## Begin Available data

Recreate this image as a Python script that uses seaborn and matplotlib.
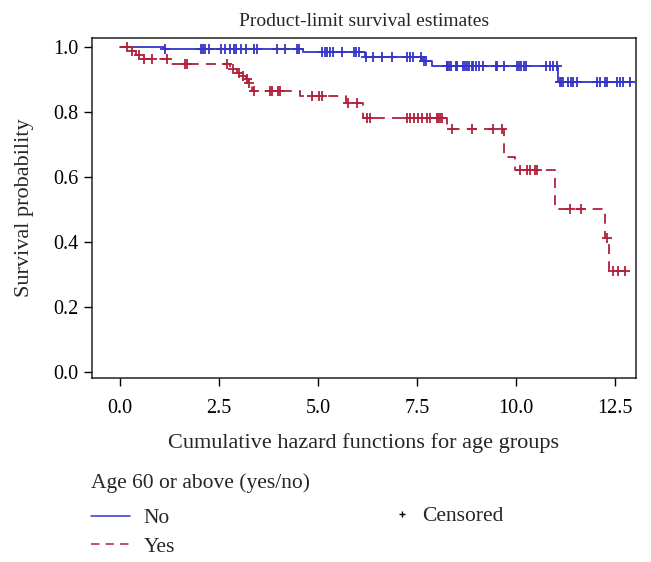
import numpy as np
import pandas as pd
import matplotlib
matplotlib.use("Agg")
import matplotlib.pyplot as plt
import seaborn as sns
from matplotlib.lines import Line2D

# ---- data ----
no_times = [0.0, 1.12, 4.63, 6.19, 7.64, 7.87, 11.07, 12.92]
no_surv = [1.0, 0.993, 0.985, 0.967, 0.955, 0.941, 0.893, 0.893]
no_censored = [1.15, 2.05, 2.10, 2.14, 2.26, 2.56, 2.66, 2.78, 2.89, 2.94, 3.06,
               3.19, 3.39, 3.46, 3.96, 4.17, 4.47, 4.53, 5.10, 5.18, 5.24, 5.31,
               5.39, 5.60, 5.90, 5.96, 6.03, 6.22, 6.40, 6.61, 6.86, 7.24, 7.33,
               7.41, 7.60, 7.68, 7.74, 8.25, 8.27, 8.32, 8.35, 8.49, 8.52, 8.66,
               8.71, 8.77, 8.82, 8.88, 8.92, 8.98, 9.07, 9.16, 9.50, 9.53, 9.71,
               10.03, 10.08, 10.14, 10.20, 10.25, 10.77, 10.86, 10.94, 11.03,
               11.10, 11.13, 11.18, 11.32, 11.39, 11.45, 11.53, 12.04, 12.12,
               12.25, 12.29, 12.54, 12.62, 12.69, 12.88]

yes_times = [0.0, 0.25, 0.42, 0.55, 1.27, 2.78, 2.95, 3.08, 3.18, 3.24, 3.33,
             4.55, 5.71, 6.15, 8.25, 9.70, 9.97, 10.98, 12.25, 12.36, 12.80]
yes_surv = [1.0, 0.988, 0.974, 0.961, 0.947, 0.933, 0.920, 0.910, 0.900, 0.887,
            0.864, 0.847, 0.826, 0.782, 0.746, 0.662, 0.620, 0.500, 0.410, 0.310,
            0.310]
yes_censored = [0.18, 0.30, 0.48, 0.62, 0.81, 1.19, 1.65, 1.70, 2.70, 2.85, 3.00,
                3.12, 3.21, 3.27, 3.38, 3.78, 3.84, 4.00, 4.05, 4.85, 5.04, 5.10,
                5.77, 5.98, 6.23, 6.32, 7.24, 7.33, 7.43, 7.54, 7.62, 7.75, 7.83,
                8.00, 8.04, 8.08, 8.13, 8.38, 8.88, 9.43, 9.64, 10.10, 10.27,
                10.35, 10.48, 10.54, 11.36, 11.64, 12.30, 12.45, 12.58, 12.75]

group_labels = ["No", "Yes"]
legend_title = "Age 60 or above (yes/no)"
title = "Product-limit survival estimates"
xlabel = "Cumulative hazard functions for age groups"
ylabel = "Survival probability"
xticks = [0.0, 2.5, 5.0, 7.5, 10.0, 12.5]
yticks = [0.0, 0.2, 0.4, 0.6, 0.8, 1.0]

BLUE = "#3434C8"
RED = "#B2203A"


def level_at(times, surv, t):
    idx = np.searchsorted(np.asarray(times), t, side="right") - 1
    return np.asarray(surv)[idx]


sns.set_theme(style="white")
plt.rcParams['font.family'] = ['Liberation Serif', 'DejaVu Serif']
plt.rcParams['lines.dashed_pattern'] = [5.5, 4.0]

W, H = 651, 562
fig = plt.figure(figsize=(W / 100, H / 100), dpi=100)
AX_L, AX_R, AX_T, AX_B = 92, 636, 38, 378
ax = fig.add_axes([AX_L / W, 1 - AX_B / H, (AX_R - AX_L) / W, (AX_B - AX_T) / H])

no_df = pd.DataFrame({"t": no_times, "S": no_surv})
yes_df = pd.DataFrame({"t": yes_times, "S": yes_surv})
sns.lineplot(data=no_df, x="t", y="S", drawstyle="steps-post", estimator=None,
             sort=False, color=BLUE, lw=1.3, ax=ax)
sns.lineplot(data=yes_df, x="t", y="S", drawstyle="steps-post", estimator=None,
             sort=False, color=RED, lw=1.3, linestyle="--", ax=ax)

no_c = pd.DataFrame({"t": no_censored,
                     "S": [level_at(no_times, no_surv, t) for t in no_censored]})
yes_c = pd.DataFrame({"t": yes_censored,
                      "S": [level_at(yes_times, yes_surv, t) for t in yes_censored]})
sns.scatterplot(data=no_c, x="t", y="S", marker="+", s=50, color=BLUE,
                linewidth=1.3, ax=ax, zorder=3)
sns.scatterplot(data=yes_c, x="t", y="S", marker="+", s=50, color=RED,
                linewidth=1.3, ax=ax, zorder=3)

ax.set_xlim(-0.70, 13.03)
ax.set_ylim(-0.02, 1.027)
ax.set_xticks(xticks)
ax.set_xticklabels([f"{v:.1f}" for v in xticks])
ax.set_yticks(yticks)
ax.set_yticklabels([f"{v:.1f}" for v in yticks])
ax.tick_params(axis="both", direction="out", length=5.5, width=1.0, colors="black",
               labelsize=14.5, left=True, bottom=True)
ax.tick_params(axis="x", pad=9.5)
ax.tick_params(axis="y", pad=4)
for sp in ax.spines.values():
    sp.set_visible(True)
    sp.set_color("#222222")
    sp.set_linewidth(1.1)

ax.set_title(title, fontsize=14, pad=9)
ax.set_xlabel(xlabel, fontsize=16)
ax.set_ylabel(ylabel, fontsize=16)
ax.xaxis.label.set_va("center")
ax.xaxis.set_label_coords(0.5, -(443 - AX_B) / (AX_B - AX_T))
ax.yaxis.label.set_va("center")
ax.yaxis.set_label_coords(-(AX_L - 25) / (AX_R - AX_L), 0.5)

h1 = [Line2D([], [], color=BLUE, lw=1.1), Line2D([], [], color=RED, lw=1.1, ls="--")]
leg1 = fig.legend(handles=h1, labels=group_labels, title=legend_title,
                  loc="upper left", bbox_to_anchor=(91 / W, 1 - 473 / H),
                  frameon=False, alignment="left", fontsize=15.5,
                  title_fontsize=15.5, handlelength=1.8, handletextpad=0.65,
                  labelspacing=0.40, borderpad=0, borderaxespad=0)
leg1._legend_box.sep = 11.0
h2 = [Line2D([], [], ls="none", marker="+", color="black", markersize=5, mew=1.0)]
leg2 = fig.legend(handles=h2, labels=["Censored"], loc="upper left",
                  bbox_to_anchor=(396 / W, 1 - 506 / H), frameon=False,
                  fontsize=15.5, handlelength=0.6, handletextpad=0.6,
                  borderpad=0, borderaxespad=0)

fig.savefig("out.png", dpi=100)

## End Available data

Copy exactly the lines running from the beginning of the listing through the line that has "12.25, 12.29, 12.54, 12.62, 12.69, 12.88]". Drop the pictures.

Output of the task:
Recreate this image as a Python script that uses seaborn and matplotlib.
import numpy as np
import pandas as pd
import matplotlib
matplotlib.use("Agg")
import matplotlib.pyplot as plt
import seaborn as sns
from matplotlib.lines import Line2D

# ---- data ----
no_times = [0.0, 1.12, 4.63, 6.19, 7.64, 7.87, 11.07, 12.92]
no_surv = [1.0, 0.993, 0.985, 0.967, 0.955, 0.941, 0.893, 0.893]
no_censored = [1.15, 2.05, 2.10, 2.14, 2.26, 2.56, 2.66, 2.78, 2.89, 2.94, 3.06,
               3.19, 3.39, 3.46, 3.96, 4.17, 4.47, 4.53, 5.10, 5.18, 5.24, 5.31,
               5.39, 5.60, 5.90, 5.96, 6.03, 6.22, 6.40, 6.61, 6.86, 7.24, 7.33,
               7.41, 7.60, 7.68, 7.74, 8.25, 8.27, 8.32, 8.35, 8.49, 8.52, 8.66,
               8.71, 8.77, 8.82, 8.88, 8.92, 8.98, 9.07, 9.16, 9.50, 9.53, 9.71,
               10.03, 10.08, 10.14, 10.20, 10.25, 10.77, 10.86, 10.94, 11.03,
               11.10, 11.13, 11.18, 11.32, 11.39, 11.45, 11.53, 12.04, 12.12,
               12.25, 12.29, 12.54, 12.62, 12.69, 12.88]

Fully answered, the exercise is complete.